TASK TO CARRY OUT:
Repeat the material exactly from its first line to the line that includes "import * as". Skip pictures.
┄┄┄┄┄┄┄┄┄┄
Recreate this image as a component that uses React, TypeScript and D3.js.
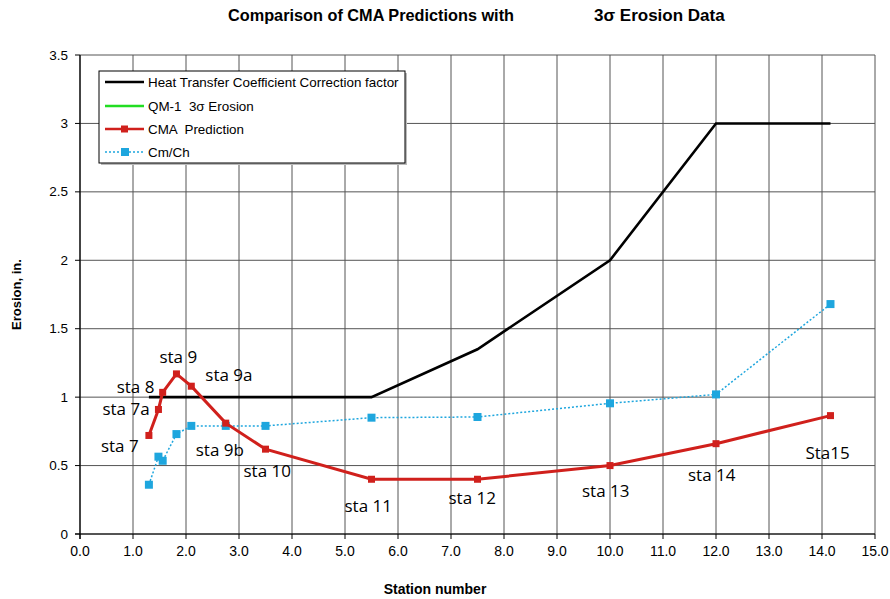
import React from "react";
import * as d3 from "d3";

const stationX = [1.3, 1.48, 1.56, 1.82, 2.1, 2.75, 3.5, 5.5, 7.5, 10, 12, 14.16];
const cmaPrediction = [0.72, 0.91, 1.035, 1.17, 1.08, 0.81, 0.62, 0.40, 0.40, 0.50, 0.66, 0.865];
const cmCh = [0.36, 0.565, 0.535, 0.73, 0.79, 0.79, 0.79, 0.85, 0.855, 0.955, 1.02, 1.68];
const htcX = [1.3, 5.5, 7.5, 10, 12, 14.16];
const htcY = [1.0, 1.0, 1.35, 2.0, 3.0, 3.0];
const stationLabels = ["sta 7", "sta 7a", "sta 8", "sta 9", "sta 9a", "sta 9b", "sta 10", "sta 11", "sta 12", "sta 13", "sta 14", "Sta15"];
const xTicks = d3.range(0, 16, 1);
const yTicks = [0, 0.5, 1, 1.5, 2, 2.5, 3, 3.5];
const legendItems = ["Heat Transfer Coefficient Correction factor", "QM-1  3σ Erosion", "CMA  Prediction", "Cm/Ch"];

// label anchor offsets (px) relative to the data point
const labelOffsets: [number, number][] = [
  [-48, 17], [-56, 6], [-46, 1], [-17, -11], [14, -5], [-30, 33], [-22, 28], [-27, 33], [-29, 25], [-28, 31], [-28, 37], [-25, 43],
];

const W = 890;
const H = 599;
const margin = { left: 80, right: 15, top: 55, bottom: 65 };

export default function App() {
  const x = d3.scaleLinear().domain([0, 15]).range([margin.left, W - margin.right]);
  const y = d3.scaleLinear().domain([0, 3.5]).range([H - margin.bottom, margin.top]);

  const line = d3
    .line<[number, number]>()
    .x((d) => x(d[0]))
    .y((d) => y(d[1]));

  const htcPts = htcX.map((v, i) => [v, htcY[i]] as [number, number]);
  const cmaPts = stationX.map((v, i) => [v, cmaPrediction[i]] as [number, number]);
  const cmPts = stationX.map((v, i) => [v, cmCh[i]] as [number, number]);

  const red = "#d0201c";
  const blue = "#1ea6de";
  const grid = "#555";
  const axisFont = "'Liberation Sans Narrow', 'Liberation Sans', Arial, sans-serif";
  const font = "'Liberation Sans', Arial, sans-serif";

  const x0 = x(0);
  const x1 = x(15);
  const y0 = y(0);
  const y1 = y(3.5);

  const lg = { x: 99, y: 71, w: 306, h: 92 };
  const rowY = [82, 106, 129, 152];

  return (
    <svg width={W} height={H} style={{ position: "absolute", left: 0, top: 0, background: "#fff" }}>
      <rect x={0} y={0} width={W} height={H} fill="#fff" />
      {/* title */}
      <text x={228} y={21} fontFamily={font} fontWeight="bold" fontSize={16.5} fill="#000" textLength={286} lengthAdjust="spacingAndGlyphs">
        Comparison of CMA Predictions with
      </text>
      <text x={594} y={21} fontFamily={font} fontWeight="bold" fontSize={17} fill="#000">
        3σ Erosion Data
      </text>

      {/* grid */}
      {xTicks.map((t) => (
        <line key={"gx" + t} x1={x(t)} x2={x(t)} y1={y1} y2={y0} stroke={grid} strokeWidth={1} />
      ))}
      {yTicks.map((t) => (
        <line key={"gy" + t} x1={x0} x2={x1} y1={y(t)} y2={y(t)} stroke={grid} strokeWidth={1} />
      ))}

      {/* axes */}
      <line x1={x0} x2={x0} y1={y1} y2={y0 + 5} stroke="#000" strokeWidth={1.2} />
      <line x1={x0 - 5} x2={x1} y1={y0} y2={y0} stroke="#000" strokeWidth={1.2} />
      {yTicks.map((t) => (
        <g key={"yt" + t}>
          <line x1={x0 - 5} x2={x0} y1={y(t)} y2={y(t)} stroke="#000" />
          <text x={x0 - 12} y={y(t) + 4.5} textAnchor="end" fontFamily={font} fontSize={13.5} fill="#000">
            {String(t)}
          </text>
        </g>
      ))}
      {xTicks.map((t) => (
        <g key={"xt" + t}>
          <line x1={x(t)} x2={x(t)} y1={y0} y2={y0 + 5} stroke="#000" />
          <text x={x(t)} y={y0 + 22} textAnchor="middle" fontFamily={axisFont} fontSize={14} fill="#000">
            {t.toFixed(1)}
          </text>
        </g>
      ))}

      {/* axis titles */}
      <text x={435} y={594} textAnchor="middle" fontFamily={axisFont} fontWeight="bold" fontSize={14} fill="#000">
        Station number
      </text>
      <text
        transform={`translate(21,${(y0 + y1) / 2}) rotate(-90)`}
        textAnchor="middle"
        fontFamily={font}
        fontWeight="bold"
        fontSize={13}
        fill="#000"
      >
        Erosion, in.
      </text>

      {/* series */}
      <path d={line(htcPts) || ""} fill="none" stroke="#000" strokeWidth={2.6} />
      <path d={line(cmPts) || ""} fill="none" stroke={blue} strokeWidth={1.5} strokeDasharray="2,2" />
      {cmPts.map((p, i) => (
        <rect key={"cm" + i} x={x(p[0]) - 4} y={y(p[1]) - 4} width={8} height={8} fill={blue} />
      ))}
      <path d={line(cmaPts) || ""} fill="none" stroke={red} strokeWidth={3} />
      {cmaPts.map((p, i) => (
        <rect key={"cma" + i} x={x(p[0]) - 3.5} y={y(p[1]) - 3.5} width={7} height={7} fill={red} />
      ))}

      {/* station labels */}
      {cmaPts.map((p, i) => (
        <text
          key={"lbl" + i}
          x={x(p[0]) + labelOffsets[i][0]}
          y={y(p[1]) + labelOffsets[i][1]}
          fontFamily="'Open Sans', 'DejaVu Sans', sans-serif"
          fontSize={17}
          fill="#000"
        >
          {stationLabels[i]}
        </text>
      ))}

      {/* legend */}
      <rect x={lg.x + 2} y={lg.y + 2} width={lg.w} height={lg.h} fill="#bbb" />
      <rect x={lg.x} y={lg.y} width={lg.w} height={lg.h} fill="#fff" stroke="#000" strokeWidth={1} />
      <line x1={105} x2={144} y1={rowY[0]} y2={rowY[0]} stroke="#000" strokeWidth={2.6} />
      <line x1={105} x2={144} y1={rowY[1]} y2={rowY[1]} stroke="#22dd22" strokeWidth={2.6} />
      <line x1={105} x2={144} y1={rowY[2]} y2={rowY[2]} stroke={red} strokeWidth={2.6} />
      <rect x={121} y={rowY[2] - 3.5} width={7} height={7} fill={red} />
      <line x1={105} x2={144} y1={rowY[3]} y2={rowY[3]} stroke={blue} strokeWidth={1.5} strokeDasharray="2,2" />
      <rect x={121} y={rowY[3] - 4} width={8} height={8} fill={blue} />
      {legendItems.map((s, i) => (
        <text key={"lg" + i} x={148} y={rowY[i] + 5} fontFamily={font} fontSize={13.4} fill="#000" style={{ whiteSpace: "pre" }}>
          {s}
        </text>
      ))}
    </svg>
  );
}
┄┄┄┄┄┄┄┄┄┄
CORRECT RESPONSE:
Recreate this image as a component that uses React, TypeScript and D3.js.
import React from "react";
import * as d3 from "d3";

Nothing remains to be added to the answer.